▶ _WORK TO COMPLETE_
Output the entries word for word. Omit images.

▶ _RECORDS SUPPLIED_
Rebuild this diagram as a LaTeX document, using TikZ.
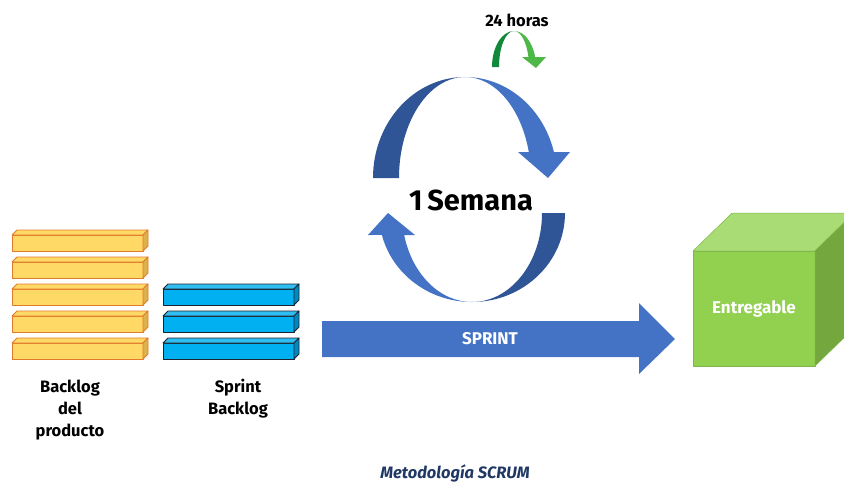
\documentclass[tikz,border=0pt]{standalone}
\usepackage{fontspec}
\setmainfont{Fira Sans}
\definecolor{plankfill}{HTML}{FFD966}
\definecolor{plankside}{HTML}{DDB24C}
\definecolor{plankline}{HTML}{E07B2C}
\definecolor{sprintfill}{HTML}{00B0F0}
\definecolor{sprintside}{HTML}{0088C0}
\definecolor{sprinttop}{HTML}{30BEF2}
\definecolor{sprintline}{HTML}{1A2530}
\definecolor{loopdark}{HTML}{2F5597}
\definecolor{looplight}{HTML}{4472C4}
\definecolor{daydark}{HTML}{12883A}
\definecolor{daylight}{HTML}{4DB848}
\definecolor{cubefront}{HTML}{92D050}
\definecolor{cubetop}{HTML}{A9DC74}
\definecolor{cubeside}{HTML}{74A83E}
\definecolor{cubeline}{HTML}{7DB646}
\definecolor{captionblue}{HTML}{1F3864}
\begin{document}
\begin{tikzpicture}[x=1pt,y=-1pt,
  label text/.style={font=\bfseries\fontsize{16.5}{22}\selectfont, align=center, inner sep=0pt},
  inner text/.style={font=\bfseries\fontsize{17}{20}\selectfont, text=white, inner sep=0pt},
  plank/.style={fill=plankfill, draw=plankline, line width=0.8pt, line join=round},
  plank side/.style={plank, fill=plankside},
  sprint item/.style={fill=sprintfill, draw=sprintline, line width=0.8pt, line join=round},
  sprint side/.style={sprint item, fill=sprintside},
  sprint top/.style={sprint item, fill=sprinttop},
  cube face/.style={draw=cubeline, line width=0.5pt, line join=round}]
\useasboundingbox (0,0) rectangle (844,483);
\clip (0,0) rectangle (844,483);

% product backlog: five flat yellow planks
\foreach \y in {235,262,289,316,343} {
  \filldraw[plank] (12,\y) rectangle (143,\y+16);
  \filldraw[plank] (12,\y) -- (17,\y-5) -- (148,\y-5) -- (143,\y) -- cycle;
  \filldraw[plank side] (143,\y) -- (148,\y-5) -- (148,\y+11) -- (143,\y+16) -- cycle;
}
% sprint backlog: three blue planks
\foreach \y in {289,316,343} {
  \filldraw[sprint item] (163,\y) rectangle (294,\y+16);
  \filldraw[sprint top] (163,\y) -- (168,\y-5) -- (299,\y-5) -- (294,\y) -- cycle;
  \filldraw[sprint side] (294,\y) -- (299,\y-5) -- (299,\y+11) -- (294,\y+16) -- cycle;
}
\node[label text] (pb) at (70,410) {Backlog\\del\\producto};
\node[label text] (sb) at (238,399) {Sprint\\Backlog};

% weekly loop: upper arrow (centre 465,178)
\fill[loopdark] (373,178) arc[start angle=180, end angle=270, x radius=92, y radius=101]
  arc[start angle=270, end angle=180, x radius=66, y radius=101] -- cycle;
\fill[looplight] (465,77) arc[start angle=270, end angle=345.1, x radius=92, y radius=101]
  -- (570,152) -- (548,178) -- (518,152) -- (528.8,152)
  arc[start angle=345.1, end angle=270, x radius=66, y radius=101] -- cycle;
% weekly loop: lower arrow (centre 472,213)
\fill[loopdark] (565,213) arc[start angle=0, end angle=90, x radius=93, y radius=89]
  arc[start angle=90, end angle=0, x radius=70, y radius=89] -- cycle;
\fill[looplight] (472,302) arc[start angle=90, end angle=165.7, x radius=93, y radius=89]
  -- (368,235) -- (388,213) -- (415,235) -- (404.2,235)
  arc[start angle=165.7, end angle=90, x radius=70, y radius=89] -- cycle;
\node[font=\bfseries\fontsize{29}{32}\selectfont, inner sep=0pt] (week) at (471,200) {1\,Semana};

% daily turn
\fill[daydark] (492,67) arc[start angle=180, end angle=270, x radius=22, y radius=36]
  arc[start angle=270, end angle=180, x radius=15, y radius=36] -- cycle;
\fill[daylight] (514,31) arc[start angle=270, end angle=343.9, x radius=22, y radius=36]
  -- (546,57) -- (536,68) -- (522,57) -- (528.4,57)
  arc[start angle=343.9, end angle=270, x radius=15, y radius=36] -- cycle;
\node[font=\bfseries\fontsize{16.5}{18}\selectfont, inner sep=0pt] (day) at (517,20) {24 horas};

% sprint arrow
\fill[looplight] (322,321) -- (639,321) -- (639,303) -- (675,339) -- (639,374) -- (639,357) -- (322,357) -- cycle;
\node[inner text] (sprint) at (490,339) {SPRINT};

% deliverable cube
\filldraw[cube face, fill=cubefront] (693,251) rectangle (815,366);
\filldraw[cube face, fill=cubetop] (693,251) -- (732,213) -- (854,213) -- (815,251) -- cycle;
\filldraw[cube face, fill=cubeside] (815,251) -- (854,213) -- (854,328) -- (815,366) -- cycle;
\node[inner text] (deliv) at (754,309) {Entregable};

% caption
\node[font=\bfseries\itshape\fontsize{16.5}{18}\selectfont, text=captionblue, inner sep=0pt] (caption) at (455,473) {Metodología SCRUM};
\end{tikzpicture}
\end{document}
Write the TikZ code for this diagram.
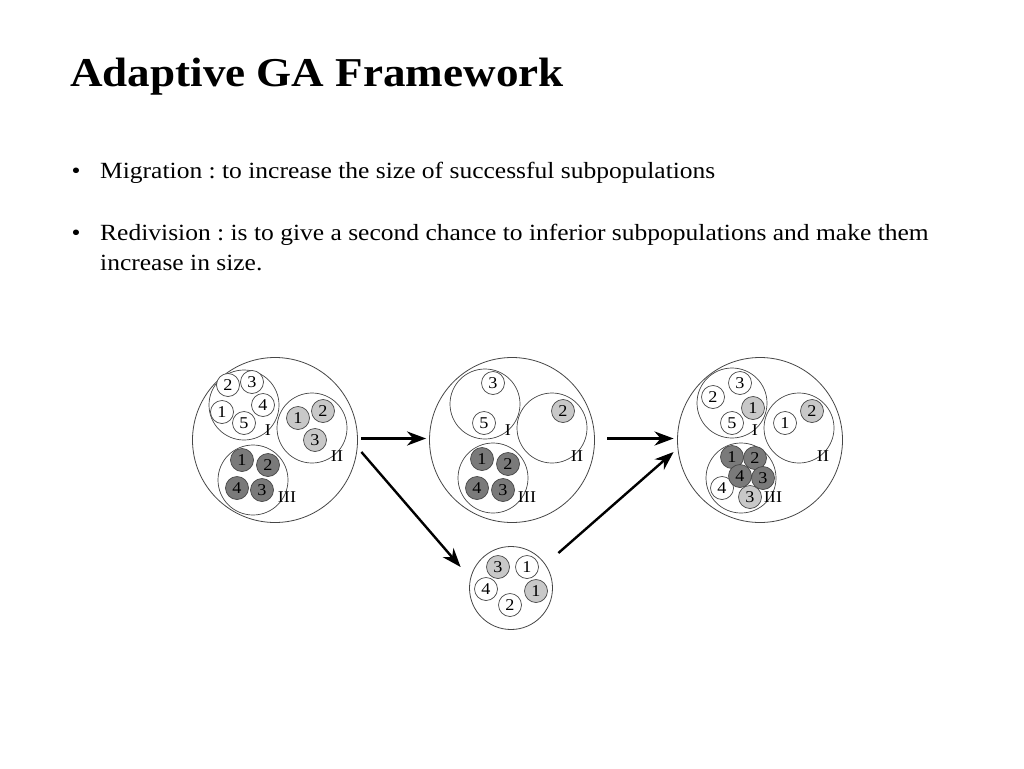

▶ _THE SOLUTION_
Rebuild this diagram as a LaTeX document, using TikZ.
\documentclass[tikz,border=0pt]{standalone}
\usepackage{fontspec}
\setmainfont{Fira Sans}
\definecolor{plankfill}{HTML}{FFD966}
\definecolor{plankside}{HTML}{DDB24C}
\definecolor{plankline}{HTML}{E07B2C}
\definecolor{sprintfill}{HTML}{00B0F0}
\definecolor{sprintside}{HTML}{0088C0}
\definecolor{sprinttop}{HTML}{30BEF2}
\definecolor{sprintline}{HTML}{1A2530}
\definecolor{loopdark}{HTML}{2F5597}
\definecolor{looplight}{HTML}{4472C4}
\definecolor{daydark}{HTML}{12883A}
\definecolor{daylight}{HTML}{4DB848}
\definecolor{cubefront}{HTML}{92D050}
\definecolor{cubetop}{HTML}{A9DC74}
\definecolor{cubeside}{HTML}{74A83E}
\definecolor{cubeline}{HTML}{7DB646}
\definecolor{captionblue}{HTML}{1F3864}
\begin{document}
\begin{tikzpicture}[x=1pt,y=-1pt,
  label text/.style={font=\bfseries\fontsize{16.5}{22}\selectfont, align=center, inner sep=0pt},
  inner text/.style={font=\bfseries\fontsize{17}{20}\selectfont, text=white, inner sep=0pt},
  plank/.style={fill=plankfill, draw=plankline, line width=0.8pt, line join=round},
  plank side/.style={plank, fill=plankside},
  sprint item/.style={fill=sprintfill, draw=sprintline, line width=0.8pt, line join=round},
  sprint side/.style={sprint item, fill=sprintside},
  sprint top/.style={sprint item, fill=sprinttop},
  cube face/.style={draw=cubeline, line width=0.5pt, line join=round}]
\useasboundingbox (0,0) rectangle (844,483);
\clip (0,0) rectangle (844,483);

% product backlog: five flat yellow planks
\foreach \y in {235,262,289,316,343} {
  \filldraw[plank] (12,\y) rectangle (143,\y+16);
  \filldraw[plank] (12,\y) -- (17,\y-5) -- (148,\y-5) -- (143,\y) -- cycle;
  \filldraw[plank side] (143,\y) -- (148,\y-5) -- (148,\y+11) -- (143,\y+16) -- cycle;
}
% sprint backlog: three blue planks
\foreach \y in {289,316,343} {
  \filldraw[sprint item] (163,\y) rectangle (294,\y+16);
  \filldraw[sprint top] (163,\y) -- (168,\y-5) -- (299,\y-5) -- (294,\y) -- cycle;
  \filldraw[sprint side] (294,\y) -- (299,\y-5) -- (299,\y+11) -- (294,\y+16) -- cycle;
}
\node[label text] (pb) at (70,410) {Backlog\\del\\producto};
\node[label text] (sb) at (238,399) {Sprint\\Backlog};

% weekly loop: upper arrow (centre 465,178)
\fill[loopdark] (373,178) arc[start angle=180, end angle=270, x radius=92, y radius=101]
  arc[start angle=270, end angle=180, x radius=66, y radius=101] -- cycle;
\fill[looplight] (465,77) arc[start angle=270, end angle=345.1, x radius=92, y radius=101]
  -- (570,152) -- (548,178) -- (518,152) -- (528.8,152)
  arc[start angle=345.1, end angle=270, x radius=66, y radius=101] -- cycle;
% weekly loop: lower arrow (centre 472,213)
\fill[loopdark] (565,213) arc[start angle=0, end angle=90, x radius=93, y radius=89]
  arc[start angle=90, end angle=0, x radius=70, y radius=89] -- cycle;
\fill[looplight] (472,302) arc[start angle=90, end angle=165.7, x radius=93, y radius=89]
  -- (368,235) -- (388,213) -- (415,235) -- (404.2,235)
  arc[start angle=165.7, end angle=90, x radius=70, y radius=89] -- cycle;
\node[font=\bfseries\fontsize{29}{32}\selectfont, inner sep=0pt] (week) at (471,200) {1\,Semana};

% daily turn
\fill[daydark] (492,67) arc[start angle=180, end angle=270, x radius=22, y radius=36]
  arc[start angle=270, end angle=180, x radius=15, y radius=36] -- cycle;
\fill[daylight] (514,31) arc[start angle=270, end angle=343.9, x radius=22, y radius=36]
  -- (546,57) -- (536,68) -- (522,57) -- (528.4,57)
  arc[start angle=343.9, end angle=270, x radius=15, y radius=36] -- cycle;
\node[font=\bfseries\fontsize{16.5}{18}\selectfont, inner sep=0pt] (day) at (517,20) {24 horas};

% sprint arrow
\fill[looplight] (322,321) -- (639,321) -- (639,303) -- (675,339) -- (639,374) -- (639,357) -- (322,357) -- cycle;
\node[inner text] (sprint) at (490,339) {SPRINT};

% deliverable cube
\filldraw[cube face, fill=cubefront] (693,251) rectangle (815,366);
\filldraw[cube face, fill=cubetop] (693,251) -- (732,213) -- (854,213) -- (815,251) -- cycle;
\filldraw[cube face, fill=cubeside] (815,251) -- (854,213) -- (854,328) -- (815,366) -- cycle;
\node[inner text] (deliv) at (754,309) {Entregable};

% caption
\node[font=\bfseries\itshape\fontsize{16.5}{18}\selectfont, text=captionblue, inner sep=0pt] (caption) at (455,473) {Metodología SCRUM};
\end{tikzpicture}
\end{document}
Write the TikZ code for this diagram.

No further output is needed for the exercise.